-- BEGIN Data segment --

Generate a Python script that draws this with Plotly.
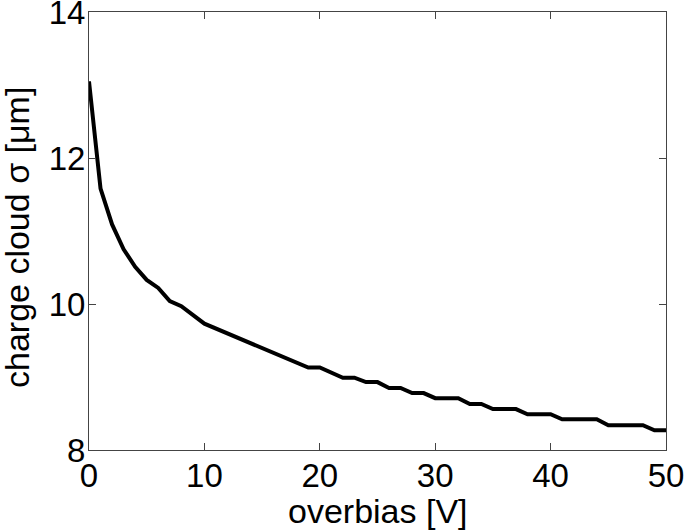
import plotly.graph_objects as go

# overbias voltage [V] and charge cloud sigma [um]
overbias = [0, 1, 2, 3, 4, 5, 6, 7, 8, 10, 19, 20, 22, 23, 24, 25, 26, 27, 28, 29,
            30, 32, 33, 34, 35, 37, 38, 40, 41, 44, 45, 48, 49, 50]
sigma = [13.05, 11.58, 11.09, 10.75, 10.51, 10.33, 10.22, 10.04, 9.97, 9.73,
         9.13, 9.13, 8.99, 8.99, 8.93, 8.93, 8.85, 8.85, 8.78, 8.78,
         8.71, 8.71, 8.63, 8.63, 8.56, 8.56, 8.49, 8.49, 8.42, 8.42,
         8.34, 8.34, 8.27, 8.27]

x_ticks = [0, 10, 20, 30, 40, 50]
y_ticks = [8, 10, 12, 14]

fig = go.Figure()
fig.add_trace(go.Scatter(x=overbias, y=sigma, mode='lines',
                         line=dict(color='black', width=4),
                         showlegend=False))

axis_style = dict(
    showgrid=False,
    zeroline=False,
    showline=True,
    linecolor='#444444',
    linewidth=1,
    mirror='ticks',
    ticks='inside',
    ticklen=7,
    tickcolor='#444444',
    ticklabeloverflow='allow',
    ticklabelstandoff=-4,
    tickfont=dict(size=33, color='black'),
    automargin=False,
)

fig.update_layout(
    width=685,
    height=531,
    margin=dict(l=89, r=19, t=12, b=81),
    plot_bgcolor='white',
    paper_bgcolor='white',
    font=dict(family='Liberation Sans, Arial, sans-serif', color='black'),
    xaxis=dict(axis_style, range=[0, 50], tickvals=x_ticks),
    yaxis=dict(axis_style, range=[8, 14], tickvals=y_ticks),
)

# axis titles placed as annotations so they sit like the MATLAB original
fig.add_annotation(text='overbias [V]', xref='paper', yref='paper', x=0.5, y=0,
                   xanchor='center', yanchor='middle', yshift=-61,
                   showarrow=False, font=dict(size=34))
fig.add_annotation(text='charge cloud σ [μm]', xref='paper', yref='paper', x=0, y=0.5,
                   xanchor='center', yanchor='middle', xshift=-72, yshift=-7,
                   textangle=-90, showarrow=False, font=dict(size=34))

# the page body has a default 8px margin; drop it so the figure fills the window
fig.write_html("out.html", config={'displayModeBar': False},
               post_script="document.body.style.margin='0';")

-- END Data segment --

### The request
Leave every image out, and retype the material exactly.

### Finished answer
Generate a Python script that draws this with Plotly.
import plotly.graph_objects as go

# overbias voltage [V] and charge cloud sigma [um]
overbias = [0, 1, 2, 3, 4, 5, 6, 7, 8, 10, 19, 20, 22, 23, 24, 25, 26, 27, 28, 29,
            30, 32, 33, 34, 35, 37, 38, 40, 41, 44, 45, 48, 49, 50]
sigma = [13.05, 11.58, 11.09, 10.75, 10.51, 10.33, 10.22, 10.04, 9.97, 9.73,
         9.13, 9.13, 8.99, 8.99, 8.93, 8.93, 8.85, 8.85, 8.78, 8.78,
         8.71, 8.71, 8.63, 8.63, 8.56, 8.56, 8.49, 8.49, 8.42, 8.42,
         8.34, 8.34, 8.27, 8.27]

x_ticks = [0, 10, 20, 30, 40, 50]
y_ticks = [8, 10, 12, 14]

fig = go.Figure()
fig.add_trace(go.Scatter(x=overbias, y=sigma, mode='lines',
                         line=dict(color='black', width=4),
                         showlegend=False))

axis_style = dict(
    showgrid=False,
    zeroline=False,
    showline=True,
    linecolor='#444444',
    linewidth=1,
    mirror='ticks',
    ticks='inside',
    ticklen=7,
    tickcolor='#444444',
    ticklabeloverflow='allow',
    ticklabelstandoff=-4,
    tickfont=dict(size=33, color='black'),
    automargin=False,
)

fig.update_layout(
    width=685,
    height=531,
    margin=dict(l=89, r=19, t=12, b=81),
    plot_bgcolor='white',
    paper_bgcolor='white',
    font=dict(family='Liberation Sans, Arial, sans-serif', color='black'),
    xaxis=dict(axis_style, range=[0, 50], tickvals=x_ticks),
    yaxis=dict(axis_style, range=[8, 14], tickvals=y_ticks),
)

# axis titles placed as annotations so they sit like the MATLAB original
fig.add_annotation(text='overbias [V]', xref='paper', yref='paper', x=0.5, y=0,
                   xanchor='center', yanchor='middle', yshift=-61,
                   showarrow=False, font=dict(size=34))
fig.add_annotation(text='charge cloud σ [μm]', xref='paper', yref='paper', x=0, y=0.5,
                   xanchor='center', yanchor='middle', xshift=-72, yshift=-7,
                   textangle=-90, showarrow=False, font=dict(size=34))

# the page body has a default 8px margin; drop it so the figure fills the window
fig.write_html("out.html", config={'displayModeBar': False},
               post_script="document.body.style.margin='0';")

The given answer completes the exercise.